The vision might have foundered on this flaw alone (vibrant towns resist planning but instead depend on spontaneous order) but Monaghan had experience in the world of free enterprise and correctly saw that in opening this town, he was not acting as a central planner so much as an entrepreneur or real estate developer. It was a risk he was ready to bear. That meant marketing and the creation of a friendly environment for business to thrive.
It was and is a brilliant plan. The idea was to create a huge community with a university and high school and grade school with gorgeous residential areas. Families would move there. Their kids would go to school. Students would would attend the university. Businesses would be drawn by an abundance of labor, both earnest and low priced, and also the close proximity of a customer base. Business owners and parents would move to the community to live amidst a thriving religious culture in which the Church was the town center. It would all work provided the engine of private enterprise was there to combine all these efforts into a beautiful and orderly town. This is a grand and inspiring vision.
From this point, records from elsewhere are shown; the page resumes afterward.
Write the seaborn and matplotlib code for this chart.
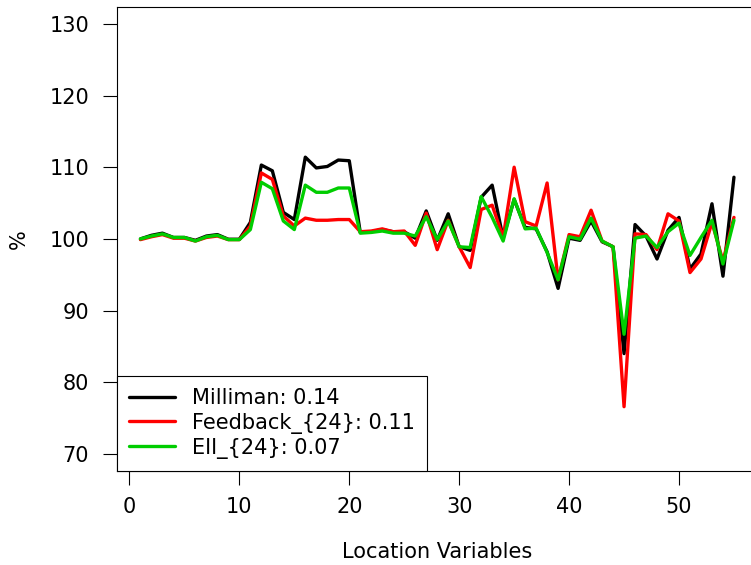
import matplotlib
matplotlib.use("Agg")
import matplotlib.pyplot as plt
import seaborn as sns
import numpy as np
import pandas as pd
from matplotlib.lines import Line2D

locations = list(range(1, 56))

milliman = [100.0, 100.5, 100.8, 100.2, 100.2, 99.8, 100.4, 100.6, 99.95, 99.95,
            102.3, 110.3, 109.5, 103.7, 102.7, 111.4, 109.9, 110.1, 111.0, 110.9,
            100.9, 101.0, 101.3, 101.0, 101.0, 100.1, 103.9, 99.8, 103.5, 98.9,
            98.4, 105.8, 107.5, 100.1, 105.5, 101.6, 101.4, 98.2, 93.1, 100.1,
            99.8, 102.5, 99.6, 98.9, 84.0, 102.0, 100.4, 97.2, 101.2, 103.0,
            95.8, 97.9, 104.9, 94.8, 108.6]

feedback = [99.9, 100.3, 100.6, 100.1, 100.1, 99.7, 100.2, 100.4, 99.9, 99.9,
            101.8, 109.2, 108.3, 103.2, 101.8, 102.9, 102.6, 102.6, 102.7, 102.7,
            101.0, 101.1, 101.4, 101.0, 101.1, 99.1, 103.6, 98.5, 102.6, 98.9,
            96.0, 104.1, 104.7, 100.2, 110.0, 102.4, 101.8, 107.8, 94.3, 100.6,
            100.3, 104.0, 99.7, 98.9, 76.6, 100.7, 100.6, 98.5, 103.5, 102.5,
            95.3, 97.2, 102.3, 96.9, 103.0]

eii = [100.0, 100.4, 100.7, 100.2, 100.2, 99.7, 100.3, 100.5, 99.9, 99.9,
       101.3, 107.9, 107.0, 102.5, 101.3, 107.5, 106.5, 106.5, 107.1, 107.1,
       100.8, 100.9, 101.1, 100.8, 100.8, 100.4, 103.1, 99.9, 102.5, 98.9,
       98.8, 105.9, 103.0, 99.7, 105.6, 101.4, 101.5, 98.1, 94.3, 100.3,
       99.95, 102.9, 99.7, 98.9, 86.7, 100.1, 100.4, 98.8, 101.0, 102.2,
       97.7, 100.2, 102.6, 96.5, 102.6]

series_names = ["Milliman: 0.14", "Feedback_{24}: 0.11", "EII_{24}: 0.07"]
series_colors = ["#000000", "#FF0000", "#00CD00"]
x_ticks = [0, 10, 20, 30, 40, 50]
y_ticks = [70, 80, 90, 100, 110, 120, 130]

df = pd.DataFrame({
    "Location": locations * 3,
    "value": milliman + feedback + eii,
    "series": [series_names[0]] * 55 + [series_names[1]] * 55 + [series_names[2]] * 55,
})

sns.set_style("ticks")
plt.rcParams["font.family"] = ["DejaVu Sans"]
plt.rcParams["text.color"] = "black"
plt.rcParams["axes.labelcolor"] = "black"

FS = 15
W, H = 751, 565
fig = plt.figure(figsize=(W / 100, H / 100), dpi=100)
left_px, right_px, top_px, bot_px = 116.7, 757.7, 6.6, 471.2
ax = fig.add_axes([left_px / W, 1 - bot_px / H, (right_px - left_px) / W, (bot_px - top_px) / H])

sns.lineplot(data=df, x="Location", y="value", hue="series",
             palette=dict(zip(series_names, series_colors)),
             hue_order=series_names, linewidth=2.4, ax=ax, legend=False)

ax.set_xlim(1 - 0.04 * 54, 55 + 0.04 * 54)
ax.set_ylim(70 - 0.04 * 60, 130 + 0.04 * 60)
ax.set_xticks(x_ticks)
ax.set_yticks(y_ticks)
ax.tick_params(axis="both", direction="out", length=10.4, width=0.8,
               labelsize=FS, colors="black")
ax.tick_params(axis="y", pad=9.5)
ax.tick_params(axis="x", pad=8.5)
for sp in ax.spines.values():
    sp.set_visible(True)
    sp.set_linewidth(0.8)
    sp.set_color("black")

ax.set_xlabel("Location Variables", fontsize=FS, color="black")
ax.set_ylabel("%", fontsize=FS, color="black")
ax.xaxis.set_label_coords(0.5, (bot_px - 552) / (bot_px - top_px))
ax.xaxis.label.set_va("center")
ax.yaxis.set_label_coords((19 - left_px) / (right_px - left_px), 0.5)
ax.yaxis.label.set_va("center")

handles = [Line2D([0], [0], color=c, lw=2.4) for c in series_colors]
leg = ax.legend(handles, series_names, loc="lower left", bbox_to_anchor=(0, 0),
                borderaxespad=0, fontsize=FS, frameon=True, fancybox=False,
                framealpha=1, edgecolor="black", handlelength=2.2,
                handletextpad=0.8, labelspacing=0.2, borderpad=0.6,
                labelcolor="black")
leg.get_frame().set_linewidth(0.8)

fig.savefig("out.png", dpi=100)
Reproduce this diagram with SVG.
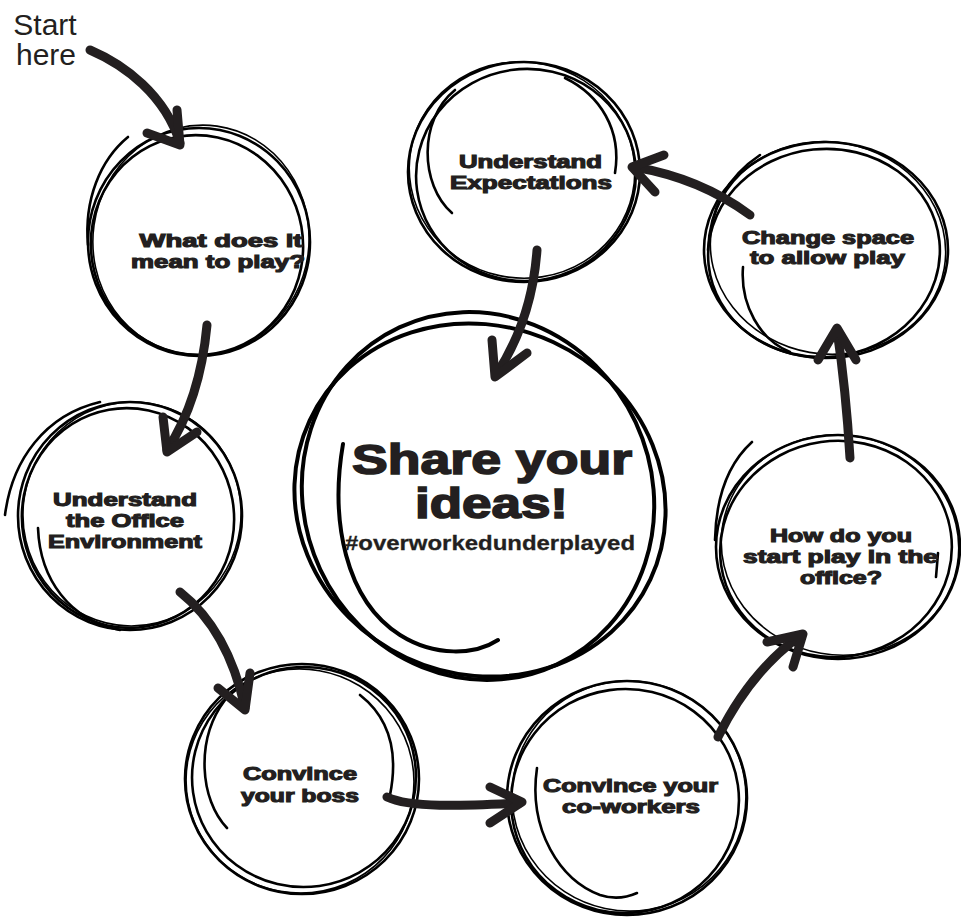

And yet, the contemporary story of Ave Maria, Florida, is told in the sign you see driving in: “Established 2007.” I do not know the details of what has happened to home prices but I do know that the wonderful vision was unveiled at the height of the real estate and economic boom. I don’t know what happened to the price of homes but it can’t be good from the point of view of owners.
I do know that something like 1/4 or fewer of the homes that people expected to sell have in fact sold. The bust of 2008 created a disaster of immobility nationwide, thus hobbling the possibilities of growth for many entrepreneurial. People can’t move anywhere, must less to Florida. People are stuck because houses sell for far less than they once did, saddling people with catastrophic financial losses and eliminating even the option of looking at a place like Ave Maria as a possible relocation spot.
Had this entire venture been put in place 10 years earlier, Ave Maria, Florida, would today be a beacon to the world of what private enterprise can do, not just for worldly things but also for communities of faith. It might have shown how every sector of society is capable of opening a private town with a cultural atmosphere supportive of a particular interest. Whether it is Orthodox Judaism, Baptist snake handlers, or a nudist colony, a free society permits and encourages this kind of privately supported community formation. A thousand flowers can bloom.
In so many ways, Ave Maria, Florida, is an inspiration. The setback is a consequence of macroeconomic trends, a victim of the central bank and Greenspan and the business cycle these create. I like to think that Ave can stick it out until the bust ends. The dream of the founders can in fact be a reality – the only problem is that the wickedness of the boom-bust cycle (yes, there is reason to fear it) has delayed it. The bust has tested this vision just as it has tested everything and everybody.